» **EXERCISE BRIEF**:
Leave out all pictures. Return exactly the lines from the top of the material through the line containing "0.05, 0.04, 0.03]".

(begin)

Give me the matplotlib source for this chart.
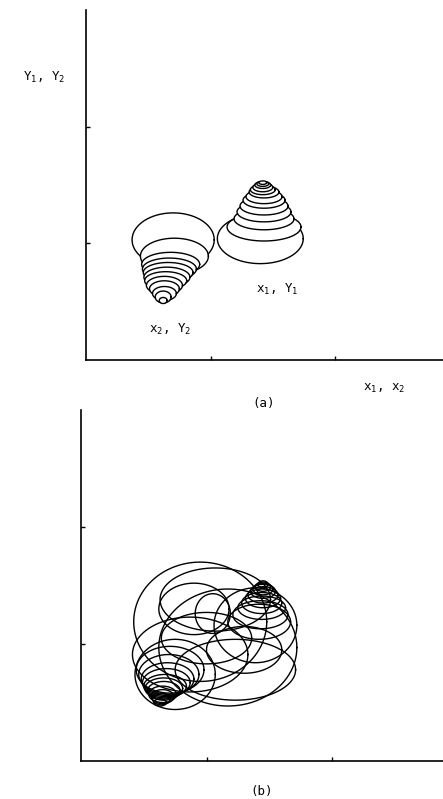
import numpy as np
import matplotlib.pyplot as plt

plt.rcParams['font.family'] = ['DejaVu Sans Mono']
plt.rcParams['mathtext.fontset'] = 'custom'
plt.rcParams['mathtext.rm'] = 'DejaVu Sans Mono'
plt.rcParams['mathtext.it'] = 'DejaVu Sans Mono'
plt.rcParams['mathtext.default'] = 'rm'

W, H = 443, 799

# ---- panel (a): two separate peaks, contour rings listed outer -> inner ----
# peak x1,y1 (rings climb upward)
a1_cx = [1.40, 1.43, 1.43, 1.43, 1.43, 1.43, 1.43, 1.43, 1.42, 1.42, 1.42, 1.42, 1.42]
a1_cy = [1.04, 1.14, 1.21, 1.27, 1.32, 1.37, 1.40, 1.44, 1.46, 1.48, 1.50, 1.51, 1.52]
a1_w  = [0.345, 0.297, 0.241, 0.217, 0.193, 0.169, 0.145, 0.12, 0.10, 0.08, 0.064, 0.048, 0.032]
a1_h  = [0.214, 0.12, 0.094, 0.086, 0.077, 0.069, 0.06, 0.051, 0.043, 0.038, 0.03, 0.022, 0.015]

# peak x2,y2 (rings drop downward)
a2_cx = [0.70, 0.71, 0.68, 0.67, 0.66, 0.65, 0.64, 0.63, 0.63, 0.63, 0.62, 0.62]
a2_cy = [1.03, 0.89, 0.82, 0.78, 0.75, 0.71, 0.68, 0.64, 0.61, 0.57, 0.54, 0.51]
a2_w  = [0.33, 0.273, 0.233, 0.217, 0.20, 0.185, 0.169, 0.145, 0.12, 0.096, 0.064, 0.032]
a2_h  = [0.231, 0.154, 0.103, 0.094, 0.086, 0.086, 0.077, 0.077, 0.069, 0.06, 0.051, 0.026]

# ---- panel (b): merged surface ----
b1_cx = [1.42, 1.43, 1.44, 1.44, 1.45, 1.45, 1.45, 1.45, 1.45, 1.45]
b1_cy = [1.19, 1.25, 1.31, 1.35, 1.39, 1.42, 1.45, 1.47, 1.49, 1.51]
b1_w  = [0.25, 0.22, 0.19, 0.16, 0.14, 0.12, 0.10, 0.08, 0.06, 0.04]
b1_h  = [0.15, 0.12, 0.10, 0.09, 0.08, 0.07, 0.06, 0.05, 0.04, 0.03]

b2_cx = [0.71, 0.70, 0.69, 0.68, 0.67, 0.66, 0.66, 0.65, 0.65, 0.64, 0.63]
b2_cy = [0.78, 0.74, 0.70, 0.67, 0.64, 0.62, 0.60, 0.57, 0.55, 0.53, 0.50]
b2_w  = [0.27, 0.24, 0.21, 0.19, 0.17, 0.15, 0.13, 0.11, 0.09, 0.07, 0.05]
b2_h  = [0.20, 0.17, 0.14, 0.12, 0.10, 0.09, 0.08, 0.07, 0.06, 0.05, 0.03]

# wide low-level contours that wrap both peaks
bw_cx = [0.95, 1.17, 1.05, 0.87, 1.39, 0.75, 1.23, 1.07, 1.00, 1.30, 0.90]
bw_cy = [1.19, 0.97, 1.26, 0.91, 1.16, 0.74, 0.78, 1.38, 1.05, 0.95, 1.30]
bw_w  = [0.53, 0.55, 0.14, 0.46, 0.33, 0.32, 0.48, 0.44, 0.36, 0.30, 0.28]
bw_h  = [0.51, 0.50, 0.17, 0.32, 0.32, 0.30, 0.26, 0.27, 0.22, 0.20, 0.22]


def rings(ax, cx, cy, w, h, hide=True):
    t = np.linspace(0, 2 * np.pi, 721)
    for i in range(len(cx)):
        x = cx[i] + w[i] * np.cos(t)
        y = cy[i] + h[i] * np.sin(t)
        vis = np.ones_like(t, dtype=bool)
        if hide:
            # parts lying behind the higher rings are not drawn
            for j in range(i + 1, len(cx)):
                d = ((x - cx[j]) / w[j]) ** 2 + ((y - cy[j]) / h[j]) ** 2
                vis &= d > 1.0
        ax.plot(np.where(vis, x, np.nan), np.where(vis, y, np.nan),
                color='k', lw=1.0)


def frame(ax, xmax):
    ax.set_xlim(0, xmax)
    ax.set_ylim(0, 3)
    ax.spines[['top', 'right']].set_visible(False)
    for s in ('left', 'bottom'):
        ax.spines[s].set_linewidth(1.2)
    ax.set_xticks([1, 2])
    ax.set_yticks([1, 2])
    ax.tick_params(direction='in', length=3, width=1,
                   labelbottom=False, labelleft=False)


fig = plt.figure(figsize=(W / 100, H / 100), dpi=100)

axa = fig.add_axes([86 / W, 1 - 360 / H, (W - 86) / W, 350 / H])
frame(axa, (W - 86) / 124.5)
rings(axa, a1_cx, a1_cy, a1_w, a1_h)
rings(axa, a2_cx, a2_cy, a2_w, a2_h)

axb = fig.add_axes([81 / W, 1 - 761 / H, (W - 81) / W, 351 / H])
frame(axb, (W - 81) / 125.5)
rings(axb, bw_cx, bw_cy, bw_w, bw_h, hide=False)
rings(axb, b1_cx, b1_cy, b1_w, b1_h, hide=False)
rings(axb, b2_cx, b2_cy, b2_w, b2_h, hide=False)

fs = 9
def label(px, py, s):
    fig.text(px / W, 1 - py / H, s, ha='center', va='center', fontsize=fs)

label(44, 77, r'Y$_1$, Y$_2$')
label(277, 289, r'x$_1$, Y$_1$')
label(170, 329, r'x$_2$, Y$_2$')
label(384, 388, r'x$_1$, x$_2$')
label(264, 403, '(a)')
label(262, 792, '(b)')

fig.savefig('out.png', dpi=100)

(end)

» **TASK SOLUTION**:
Give me the matplotlib source for this chart.
import numpy as np
import matplotlib.pyplot as plt

plt.rcParams['font.family'] = ['DejaVu Sans Mono']
plt.rcParams['mathtext.fontset'] = 'custom'
plt.rcParams['mathtext.rm'] = 'DejaVu Sans Mono'
plt.rcParams['mathtext.it'] = 'DejaVu Sans Mono'
plt.rcParams['mathtext.default'] = 'rm'

W, H = 443, 799

# ---- panel (a): two separate peaks, contour rings listed outer -> inner ----
# peak x1,y1 (rings climb upward)
a1_cx = [1.40, 1.43, 1.43, 1.43, 1.43, 1.43, 1.43, 1.43, 1.42, 1.42, 1.42, 1.42, 1.42]
a1_cy = [1.04, 1.14, 1.21, 1.27, 1.32, 1.37, 1.40, 1.44, 1.46, 1.48, 1.50, 1.51, 1.52]
a1_w  = [0.345, 0.297, 0.241, 0.217, 0.193, 0.169, 0.145, 0.12, 0.10, 0.08, 0.064, 0.048, 0.032]
a1_h  = [0.214, 0.12, 0.094, 0.086, 0.077, 0.069, 0.06, 0.051, 0.043, 0.038, 0.03, 0.022, 0.015]

# peak x2,y2 (rings drop downward)
a2_cx = [0.70, 0.71, 0.68, 0.67, 0.66, 0.65, 0.64, 0.63, 0.63, 0.63, 0.62, 0.62]
a2_cy = [1.03, 0.89, 0.82, 0.78, 0.75, 0.71, 0.68, 0.64, 0.61, 0.57, 0.54, 0.51]
a2_w  = [0.33, 0.273, 0.233, 0.217, 0.20, 0.185, 0.169, 0.145, 0.12, 0.096, 0.064, 0.032]
a2_h  = [0.231, 0.154, 0.103, 0.094, 0.086, 0.086, 0.077, 0.077, 0.069, 0.06, 0.051, 0.026]

# ---- panel (b): merged surface ----
b1_cx = [1.42, 1.43, 1.44, 1.44, 1.45, 1.45, 1.45, 1.45, 1.45, 1.45]
b1_cy = [1.19, 1.25, 1.31, 1.35, 1.39, 1.42, 1.45, 1.47, 1.49, 1.51]
b1_w  = [0.25, 0.22, 0.19, 0.16, 0.14, 0.12, 0.10, 0.08, 0.06, 0.04]
b1_h  = [0.15, 0.12, 0.10, 0.09, 0.08, 0.07, 0.06, 0.05, 0.04, 0.03]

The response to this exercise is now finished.